One of Australia’s most perplexing economic paradoxes is that, despite having a huge number of university graduates in the labour market, the country suffers from low productivity growth and “skills shortages” that never ease.
Real wage growth in Australia has similarly slowed as the number of university graduates has increased:
Why does the Albanese government want 55% of Australians between the ages of 25 and 44 to have a bachelor’s degree or higher?
The majority of jobs in Australia require a university degree, not because of any specific skill requirement or demand, but rather as a lazy “signalling” mechanism used by employers to filter job applicants.
This “credential inflation” has increased university enrolments while contributing little to the economy or society as a whole.
The value of a university degree has declined as the number of persons pursuing higher education has expanded to the point where too many people now hold a degree.
The current scenario is so ludicrous that a university degree is now required for entry-level professions that could previously be filled by someone with only a high school education.

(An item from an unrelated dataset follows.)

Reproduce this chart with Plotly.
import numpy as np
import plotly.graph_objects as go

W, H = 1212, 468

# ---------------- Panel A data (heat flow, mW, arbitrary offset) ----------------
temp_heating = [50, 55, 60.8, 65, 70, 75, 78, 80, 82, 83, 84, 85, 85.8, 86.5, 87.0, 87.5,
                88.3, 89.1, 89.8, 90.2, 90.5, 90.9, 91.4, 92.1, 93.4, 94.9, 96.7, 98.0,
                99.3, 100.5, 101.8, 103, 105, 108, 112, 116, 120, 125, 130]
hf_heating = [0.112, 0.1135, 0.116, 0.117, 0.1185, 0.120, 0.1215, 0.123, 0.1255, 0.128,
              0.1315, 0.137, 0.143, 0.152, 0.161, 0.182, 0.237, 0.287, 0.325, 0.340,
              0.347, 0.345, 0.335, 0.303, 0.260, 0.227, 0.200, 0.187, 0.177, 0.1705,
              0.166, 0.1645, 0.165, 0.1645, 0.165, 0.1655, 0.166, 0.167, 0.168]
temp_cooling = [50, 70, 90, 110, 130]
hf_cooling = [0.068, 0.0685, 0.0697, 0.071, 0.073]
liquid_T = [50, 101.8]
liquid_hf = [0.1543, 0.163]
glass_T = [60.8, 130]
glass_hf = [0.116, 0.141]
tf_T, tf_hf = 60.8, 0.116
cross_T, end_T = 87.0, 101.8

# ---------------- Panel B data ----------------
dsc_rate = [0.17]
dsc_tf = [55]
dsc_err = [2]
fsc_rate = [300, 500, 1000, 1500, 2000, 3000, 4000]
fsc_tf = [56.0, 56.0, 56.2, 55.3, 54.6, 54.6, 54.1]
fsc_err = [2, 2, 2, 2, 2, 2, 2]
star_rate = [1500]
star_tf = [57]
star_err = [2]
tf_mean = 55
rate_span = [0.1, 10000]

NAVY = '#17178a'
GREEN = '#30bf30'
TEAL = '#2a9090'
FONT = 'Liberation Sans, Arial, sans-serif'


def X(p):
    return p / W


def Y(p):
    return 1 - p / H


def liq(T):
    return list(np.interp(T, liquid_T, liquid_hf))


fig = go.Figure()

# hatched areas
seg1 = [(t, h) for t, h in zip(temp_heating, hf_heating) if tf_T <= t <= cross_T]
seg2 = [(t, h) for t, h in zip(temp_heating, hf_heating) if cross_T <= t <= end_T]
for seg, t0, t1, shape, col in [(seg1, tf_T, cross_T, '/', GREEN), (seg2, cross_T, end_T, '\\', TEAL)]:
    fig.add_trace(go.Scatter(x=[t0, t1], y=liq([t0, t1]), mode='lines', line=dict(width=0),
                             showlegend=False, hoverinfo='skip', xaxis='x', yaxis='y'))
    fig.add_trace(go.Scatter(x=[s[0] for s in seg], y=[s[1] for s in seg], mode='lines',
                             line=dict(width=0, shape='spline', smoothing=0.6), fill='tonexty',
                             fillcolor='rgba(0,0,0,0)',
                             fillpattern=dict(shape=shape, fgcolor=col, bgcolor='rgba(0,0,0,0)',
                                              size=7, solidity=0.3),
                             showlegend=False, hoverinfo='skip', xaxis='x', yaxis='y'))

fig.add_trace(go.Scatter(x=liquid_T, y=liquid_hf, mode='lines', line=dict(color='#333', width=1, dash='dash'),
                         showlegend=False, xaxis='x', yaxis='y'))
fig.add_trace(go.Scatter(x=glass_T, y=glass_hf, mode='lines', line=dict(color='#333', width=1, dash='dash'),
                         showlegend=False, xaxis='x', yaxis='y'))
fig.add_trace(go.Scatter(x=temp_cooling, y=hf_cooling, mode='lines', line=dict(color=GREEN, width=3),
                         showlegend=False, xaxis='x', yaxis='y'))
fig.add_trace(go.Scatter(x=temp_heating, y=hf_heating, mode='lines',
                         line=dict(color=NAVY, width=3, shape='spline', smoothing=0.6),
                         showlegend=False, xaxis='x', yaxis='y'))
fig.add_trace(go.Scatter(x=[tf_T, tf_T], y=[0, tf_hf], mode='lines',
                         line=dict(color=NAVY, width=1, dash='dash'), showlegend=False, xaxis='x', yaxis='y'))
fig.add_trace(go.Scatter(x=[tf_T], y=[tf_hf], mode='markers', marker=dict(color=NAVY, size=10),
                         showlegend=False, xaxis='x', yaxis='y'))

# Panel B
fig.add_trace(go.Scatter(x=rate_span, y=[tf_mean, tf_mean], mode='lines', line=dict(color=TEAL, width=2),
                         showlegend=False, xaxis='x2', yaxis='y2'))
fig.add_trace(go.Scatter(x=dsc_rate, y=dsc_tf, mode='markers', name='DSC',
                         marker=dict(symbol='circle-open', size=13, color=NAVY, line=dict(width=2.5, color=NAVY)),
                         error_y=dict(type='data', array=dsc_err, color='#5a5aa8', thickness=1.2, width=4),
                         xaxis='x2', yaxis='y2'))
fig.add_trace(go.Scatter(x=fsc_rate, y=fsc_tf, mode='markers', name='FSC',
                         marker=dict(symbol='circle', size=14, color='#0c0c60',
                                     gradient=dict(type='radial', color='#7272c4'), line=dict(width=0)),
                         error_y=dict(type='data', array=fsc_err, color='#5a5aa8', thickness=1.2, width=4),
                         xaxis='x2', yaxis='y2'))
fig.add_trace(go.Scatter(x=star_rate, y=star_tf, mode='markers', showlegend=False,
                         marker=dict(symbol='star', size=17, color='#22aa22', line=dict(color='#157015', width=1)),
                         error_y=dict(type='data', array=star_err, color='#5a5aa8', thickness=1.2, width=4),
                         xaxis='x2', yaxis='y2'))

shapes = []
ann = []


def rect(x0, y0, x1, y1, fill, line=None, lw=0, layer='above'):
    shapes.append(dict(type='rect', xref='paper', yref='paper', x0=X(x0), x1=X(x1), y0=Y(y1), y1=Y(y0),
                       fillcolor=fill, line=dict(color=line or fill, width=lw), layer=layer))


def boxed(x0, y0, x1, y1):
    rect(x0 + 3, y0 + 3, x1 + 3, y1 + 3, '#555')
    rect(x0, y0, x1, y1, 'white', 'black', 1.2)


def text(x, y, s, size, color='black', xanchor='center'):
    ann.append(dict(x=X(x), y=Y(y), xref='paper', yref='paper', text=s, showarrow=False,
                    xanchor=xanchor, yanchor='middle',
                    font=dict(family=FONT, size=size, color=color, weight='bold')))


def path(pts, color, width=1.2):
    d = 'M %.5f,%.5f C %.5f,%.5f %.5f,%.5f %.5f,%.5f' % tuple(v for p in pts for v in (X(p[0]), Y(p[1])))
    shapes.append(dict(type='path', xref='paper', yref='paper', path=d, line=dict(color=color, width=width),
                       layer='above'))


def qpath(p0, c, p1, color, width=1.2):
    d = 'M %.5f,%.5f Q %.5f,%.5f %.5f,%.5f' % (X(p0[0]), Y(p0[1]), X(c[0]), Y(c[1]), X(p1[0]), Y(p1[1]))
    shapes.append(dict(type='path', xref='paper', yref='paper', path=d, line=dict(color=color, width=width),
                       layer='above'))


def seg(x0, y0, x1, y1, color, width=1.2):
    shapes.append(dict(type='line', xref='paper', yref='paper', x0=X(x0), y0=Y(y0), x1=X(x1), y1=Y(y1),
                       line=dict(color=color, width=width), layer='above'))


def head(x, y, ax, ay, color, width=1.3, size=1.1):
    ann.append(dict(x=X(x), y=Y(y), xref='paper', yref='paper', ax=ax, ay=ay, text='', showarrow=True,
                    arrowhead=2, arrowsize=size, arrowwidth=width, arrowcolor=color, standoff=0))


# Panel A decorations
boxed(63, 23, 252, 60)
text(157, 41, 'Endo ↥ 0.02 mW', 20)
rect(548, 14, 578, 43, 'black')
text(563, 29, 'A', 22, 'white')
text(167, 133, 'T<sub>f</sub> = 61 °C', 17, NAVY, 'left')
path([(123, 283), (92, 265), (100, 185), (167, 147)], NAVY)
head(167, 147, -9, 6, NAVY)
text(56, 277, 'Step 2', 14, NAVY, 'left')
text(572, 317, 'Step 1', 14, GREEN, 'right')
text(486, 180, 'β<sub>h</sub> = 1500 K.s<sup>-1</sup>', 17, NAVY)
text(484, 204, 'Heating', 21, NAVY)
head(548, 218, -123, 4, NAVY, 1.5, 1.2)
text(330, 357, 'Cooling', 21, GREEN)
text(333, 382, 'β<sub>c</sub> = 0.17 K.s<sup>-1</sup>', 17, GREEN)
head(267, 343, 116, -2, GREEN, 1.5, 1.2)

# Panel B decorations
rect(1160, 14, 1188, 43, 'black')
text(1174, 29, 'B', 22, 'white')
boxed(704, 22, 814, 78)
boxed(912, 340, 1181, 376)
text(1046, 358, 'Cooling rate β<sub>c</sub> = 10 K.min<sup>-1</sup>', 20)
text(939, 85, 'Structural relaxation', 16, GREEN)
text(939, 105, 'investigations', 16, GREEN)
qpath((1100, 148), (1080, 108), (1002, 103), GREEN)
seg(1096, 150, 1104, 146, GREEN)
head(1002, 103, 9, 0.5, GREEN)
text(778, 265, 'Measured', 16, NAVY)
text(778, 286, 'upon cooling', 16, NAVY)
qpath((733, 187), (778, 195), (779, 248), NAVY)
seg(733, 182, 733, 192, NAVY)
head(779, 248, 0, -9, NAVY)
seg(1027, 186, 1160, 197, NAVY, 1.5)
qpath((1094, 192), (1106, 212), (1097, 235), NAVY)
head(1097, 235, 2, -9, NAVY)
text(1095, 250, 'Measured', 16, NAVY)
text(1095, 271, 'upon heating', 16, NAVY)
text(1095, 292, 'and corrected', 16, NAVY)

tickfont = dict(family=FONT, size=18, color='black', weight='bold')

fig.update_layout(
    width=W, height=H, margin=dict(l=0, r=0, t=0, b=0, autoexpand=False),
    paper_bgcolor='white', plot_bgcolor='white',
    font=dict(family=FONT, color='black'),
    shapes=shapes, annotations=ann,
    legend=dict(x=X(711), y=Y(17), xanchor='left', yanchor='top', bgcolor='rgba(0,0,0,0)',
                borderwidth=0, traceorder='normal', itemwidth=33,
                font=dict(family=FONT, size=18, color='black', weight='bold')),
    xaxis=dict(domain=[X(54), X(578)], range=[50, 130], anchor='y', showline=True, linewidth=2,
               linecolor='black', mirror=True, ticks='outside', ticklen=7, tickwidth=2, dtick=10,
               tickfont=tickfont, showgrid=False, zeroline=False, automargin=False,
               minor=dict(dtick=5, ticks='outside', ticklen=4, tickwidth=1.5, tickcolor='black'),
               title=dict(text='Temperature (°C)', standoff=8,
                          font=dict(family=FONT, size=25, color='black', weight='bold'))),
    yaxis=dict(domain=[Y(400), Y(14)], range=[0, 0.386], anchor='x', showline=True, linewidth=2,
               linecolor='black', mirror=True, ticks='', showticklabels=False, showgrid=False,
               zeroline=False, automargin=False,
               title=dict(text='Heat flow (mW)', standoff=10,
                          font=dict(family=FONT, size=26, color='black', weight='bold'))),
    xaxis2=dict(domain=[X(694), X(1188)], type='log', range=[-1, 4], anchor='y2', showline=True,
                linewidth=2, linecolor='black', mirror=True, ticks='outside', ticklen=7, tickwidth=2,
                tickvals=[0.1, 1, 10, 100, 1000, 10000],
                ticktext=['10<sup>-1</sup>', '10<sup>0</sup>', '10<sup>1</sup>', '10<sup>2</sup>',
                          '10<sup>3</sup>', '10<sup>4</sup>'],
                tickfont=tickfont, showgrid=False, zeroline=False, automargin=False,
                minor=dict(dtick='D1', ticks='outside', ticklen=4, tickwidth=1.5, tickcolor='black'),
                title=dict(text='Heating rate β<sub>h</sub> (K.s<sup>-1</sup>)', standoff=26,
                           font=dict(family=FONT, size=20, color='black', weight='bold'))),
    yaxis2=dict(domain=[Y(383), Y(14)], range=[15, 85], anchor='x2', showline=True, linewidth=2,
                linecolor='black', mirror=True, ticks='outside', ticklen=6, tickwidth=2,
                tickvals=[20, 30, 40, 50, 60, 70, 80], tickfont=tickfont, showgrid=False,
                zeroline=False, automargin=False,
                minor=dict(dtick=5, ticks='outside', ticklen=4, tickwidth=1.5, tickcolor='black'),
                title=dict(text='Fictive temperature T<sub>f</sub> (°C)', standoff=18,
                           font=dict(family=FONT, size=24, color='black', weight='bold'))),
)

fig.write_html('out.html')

Public financing has been redirected away from TAFE and vocational training, which have seen a drop in popularity. This has resulted in persistent skill shortages in a variety of industries, most notably the trades.
Universities have devolved into self-serving parasites driven by profit, graduating far too many students who would have been better served by a vocational program.
Australia’s emphasis in higher education must shift.
First and foremost, university admissions standards should be stricter for both domestic and overseas students. Governments should also expand VET and TAFE financing.
Prioritising universities above vocational training or trade schools was never in Australia’s best interests, socially or economically.
Labor’s 55% university attainment target must be abandoned.
In fact, Australia needs fewer individuals studying at universities and more people pursuing TAFE, VET, or apprenticeships.